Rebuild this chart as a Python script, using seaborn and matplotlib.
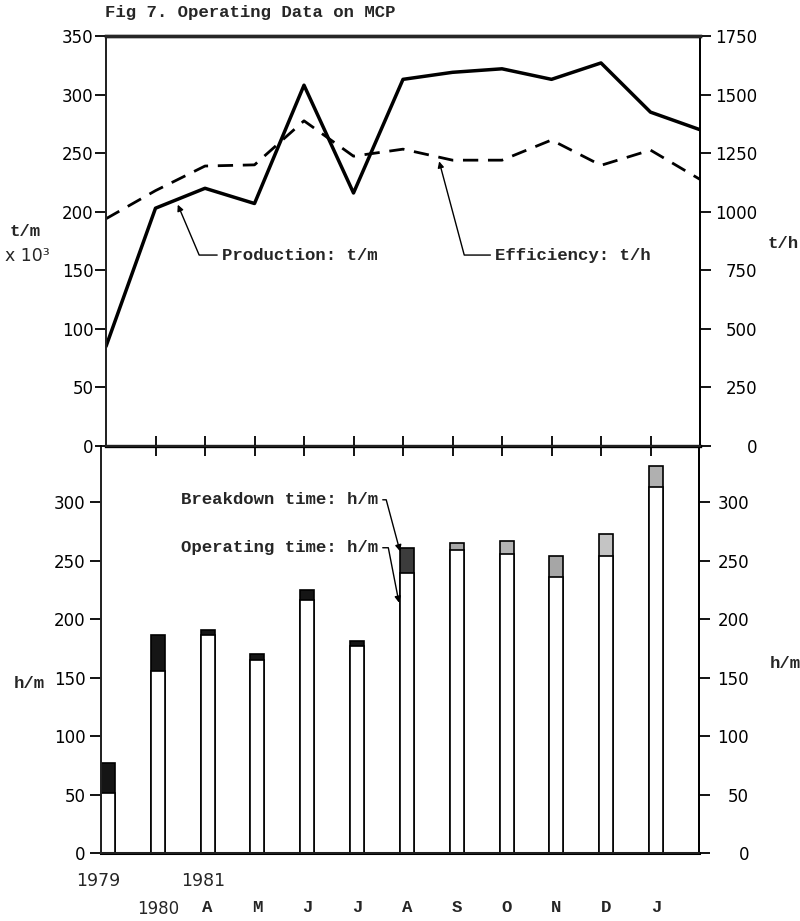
import numpy as np
import pandas as pd
import matplotlib
matplotlib.use("Agg")
import matplotlib.pyplot as plt
import seaborn as sns

# ---------------- data ----------------
periods = ["1979", "1980", "Apr81", "May81", "Jun81", "Jul81", "Aug81",
           "Sep81", "Oct81", "Nov81", "Dec81", "Jan82", "Feb82"]
production = [85, 203, 220, 207, 308, 216, 313, 319, 322, 313, 327, 285, 270]      # t/m x 10^3
efficiency = [970, 1090, 1195, 1200, 1388, 1237, 1267, 1220, 1220, 1306, 1198, 1263, 1138]  # t/h

bar_periods = periods[:12]
operating = [51, 156, 186, 165, 216, 177, 239, 259, 256, 236, 254, 313]   # h/m
breakdown = [26, 30, 5, 5, 9, 4, 22, 6, 11, 18, 19, 18]                   # h/m
breakdown_colors = ["#151515", "#151515", "#151515", "#151515", "#151515", "#151515",
                    "#3c3c3c", "#a8a8a8", "#b4b4b4", "#a6a6a6", "#c4c4c4", "#b0b0b0"]

year_labels = ["1979", "", "1981", "", "", "", "", "", "", "", "", ""]
month_labels = ["", "1980", "A", "M", "J", "J", "A", "S", "O", "N", "D", "J"]

top_left_ticks = [0, 50, 100, 150, 200, 250, 300, 350]
top_right_ticks = [0, 250, 500, 750, 1000, 1250, 1500, 1750]
bottom_ticks = [0, 50, 100, 150, 200, 250, 300]

# ---------------- style ----------------
sns.set_theme(style="ticks")
plt.rcParams["font.family"] = ["DejaVu Sans"]
MONO = dict(family="Liberation Mono", weight="bold", size=12.5)
W, H = 800, 921

fig = plt.figure(figsize=(8, 9.21), dpi=100)
fig.patch.set_facecolor("white")

# ---------------- bottom panel (bars) ----------------
ax_b = fig.add_axes([101 / W, 1 - 853 / H, (699 - 101) / W, (853 - 446) / H])
df_bar = pd.DataFrame({"period": bar_periods, "operating": operating, "breakdown": breakdown})
df_bar["total"] = df_bar["operating"] + df_bar["breakdown"]

sns.barplot(data=df_bar, x="period", y="total", hue="period", order=bar_periods,
            hue_order=bar_periods, palette=breakdown_colors, legend=False,
            width=0.28, saturation=1, edgecolor="black", linewidth=1.2, ax=ax_b)
sns.barplot(data=df_bar, x="period", y="operating", order=bar_periods,
            color="white", width=0.28, saturation=1, edgecolor="black",
            linewidth=1.2, ax=ax_b)

ax_b.set_xlim(-0.14, 11.86)
ax_b.set_ylim(0, 348)
ax_b.set_xlabel("")
ax_b.set_ylabel("")
ax_b.set_yticks(bottom_ticks)
ax_b.set_yticklabels([str(t) for t in bottom_ticks])
ax_b.tick_params(axis="y", direction="out", length=8, width=1.3, pad=3,
                 labelsize=12, colors="black")
ax_b.set_xticks(range(len(bar_periods)))
ax_b.set_xticklabels(month_labels)
ax_b.tick_params(axis="x", length=0, pad=34)
for i, lbl in enumerate(ax_b.get_xticklabels()):
    if month_labels[i].isdigit():
        lbl.set_fontfamily("DejaVu Sans")
        lbl.set_fontsize(12)
    else:
        lbl.set_fontfamily("Liberation Mono")
        lbl.set_fontweight("bold")
        lbl.set_fontsize(12.5)
year_shift = {"1979": -0.2, "1981": -0.08}
for i, yl in enumerate(year_labels):
    if yl:
        ax_b.annotate(yl, xy=(i + year_shift.get(yl, 0), 0), xycoords=("data", "axes fraction"),
                      xytext=(0, -20), textcoords="offset points",
                      ha="center", va="center", fontsize=12.5)
ax_b.spines["top"].set_visible(False)
ax_b.spines["bottom"].set_linewidth(2.2)
ax_b.spines["left"].set_linewidth(1.3)
ax_b.spines["right"].set_linewidth(1.3)
for s in ax_b.spines.values():
    s.set_color("black")

ax_br = ax_b.twinx()
ax_br.set_ylim(0, 348)
ax_br.set_yticks(bottom_ticks)
ax_br.set_yticklabels([str(t) for t in bottom_ticks])
ax_br.tick_params(axis="y", direction="out", length=8, width=1.3, pad=28,
                  labelsize=12, colors="black")
plt.setp(ax_br.get_yticklabels(), ha="right")
ax_br.spines["top"].set_visible(False)
ax_br.spines["right"].set_linewidth(1.3)
ax_br.spines["right"].set_color("black")

arrow_kw = dict(arrowstyle="-|>", color="black", lw=1.0, mutation_scale=9,
                shrinkA=1, shrinkB=0)
ax_b.annotate("Breakdown time: h/m", xy=(5.86, 258), xytext=(5.42, 302),
              ha="right", va="center", fontfamily="Liberation Mono",
              fontweight="bold", fontsize=12.5,
              arrowprops=dict(**arrow_kw, relpos=(1, 0.5),
                              connectionstyle="angle,angleA=0,angleB=-75,rad=0"))
ax_b.annotate("Operating time: h/m", xy=(5.84, 214), xytext=(5.42, 261),
              ha="right", va="center", fontfamily="Liberation Mono",
              fontweight="bold", fontsize=12.5,
              arrowprops=dict(**arrow_kw, relpos=(1, 0.5),
                              connectionstyle="angle,angleA=0,angleB=-79,rad=0"))

# ---------------- top panel (lines) ----------------
ax_t = fig.add_axes([106 / W, 1 - 446 / H, (700 - 106) / W, (446 - 36) / H])
df_line = pd.DataFrame({"idx": np.arange(len(periods)), "period": periods,
                        "production": production, "efficiency": efficiency})
sns.lineplot(data=df_line, x="idx", y="production", color="black",
             linewidth=2.5, ax=ax_t)
ax_t.set_xlim(0, len(periods) - 1)
ax_t.set_ylim(0, 350)
ax_t.set_xlabel("")
ax_t.set_ylabel("")
ax_t.set_yticks(top_left_ticks)
ax_t.set_yticklabels([str(t) for t in top_left_ticks])
ax_t.tick_params(axis="y", direction="out", length=8, width=1.3, pad=1,
                 labelsize=12, colors="black")
ax_t.set_xticks(range(1, len(periods) - 1))
ax_t.tick_params(axis="x", direction="inout", length=15, width=1.3,
                 labelbottom=False, colors="black")
ax_t.spines["top"].set_linewidth(2.4)
ax_t.spines["bottom"].set_linewidth(2.4)
ax_t.spines["left"].set_linewidth(1.3)
for s in ax_t.spines.values():
    s.set_color("black")

ax_tr = ax_t.twinx()
sns.lineplot(data=df_line, x="idx", y="efficiency", color="black",
             linewidth=2.0, linestyle="--", ax=ax_tr)
for ln in ax_tr.get_lines():
    ln.set_dashes((5.5, 3.5))
ax_tr.set_xlim(0, len(periods) - 1)
ax_tr.set_ylim(0, 1750)
ax_tr.set_ylabel("")
ax_tr.set_yticks(top_right_ticks)
ax_tr.set_yticklabels([str(t) for t in top_right_ticks])
ax_tr.tick_params(axis="y", direction="out", length=8, width=1.3, pad=33,
                  labelsize=12, colors="black")
plt.setp(ax_tr.get_yticklabels(), ha="right")
ax_tr.spines["right"].set_linewidth(1.3)
ax_tr.spines["right"].set_color("black")
ax_tr.spines["top"].set_linewidth(2.4)

ax_t.annotate("Production: t/m", xy=(1.45, 206), xytext=(2.34, 163),
              ha="left", va="center", fontfamily="Liberation Mono",
              fontweight="bold", fontsize=12.5,
              arrowprops=dict(**arrow_kw, relpos=(0, 0.5),
                              connectionstyle="angle,angleA=0,angleB=-67,rad=0"))
ax_tr.annotate("Efficiency: t/h", xy=(6.73, 1215), xytext=(7.86, 815),
               ha="left", va="center", fontfamily="Liberation Mono",
               fontweight="bold", fontsize=12.5,
               arrowprops=dict(**arrow_kw, relpos=(0, 0.5),
                               connectionstyle="angle,angleA=0,angleB=-75,rad=0"))

# ---------------- texts ----------------
fig.text(105 / W, 1 - 12 / H, "Fig 7. Operating Data on MCP", ha="left", va="center", **MONO)
fig.text(25 / W, 1 - 232 / H, "t/m", ha="center", va="center", **MONO)
fig.text(27 / W, 1 - 256 / H, "x 10³", ha="center", va="center", fontsize=12.5)
fig.text(783 / W, 1 - 243 / H, "t/h", ha="center", va="center", **MONO)
fig.text(29 / W, 1 - 683 / H, "h/m", ha="center", va="center", **MONO)
fig.text(785 / W, 1 - 663 / H, "h/m", ha="center", va="center", **MONO)

fig.savefig("out.png", dpi=100, facecolor="white")
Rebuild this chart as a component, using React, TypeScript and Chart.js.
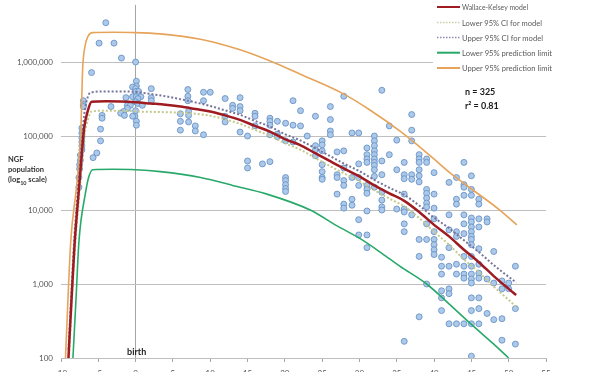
================================
__Stated exercise__
Repeat the listing above exactly from its first line to the line containing "import seaborn as sns", both included, and omit the pictures.

__Reply__
Rebuild this chart as a Python script, using seaborn and matplotlib.
import numpy as np
import pandas as pd
import matplotlib
matplotlib.use("Agg")
import matplotlib.pyplot as plt
import seaborn as sns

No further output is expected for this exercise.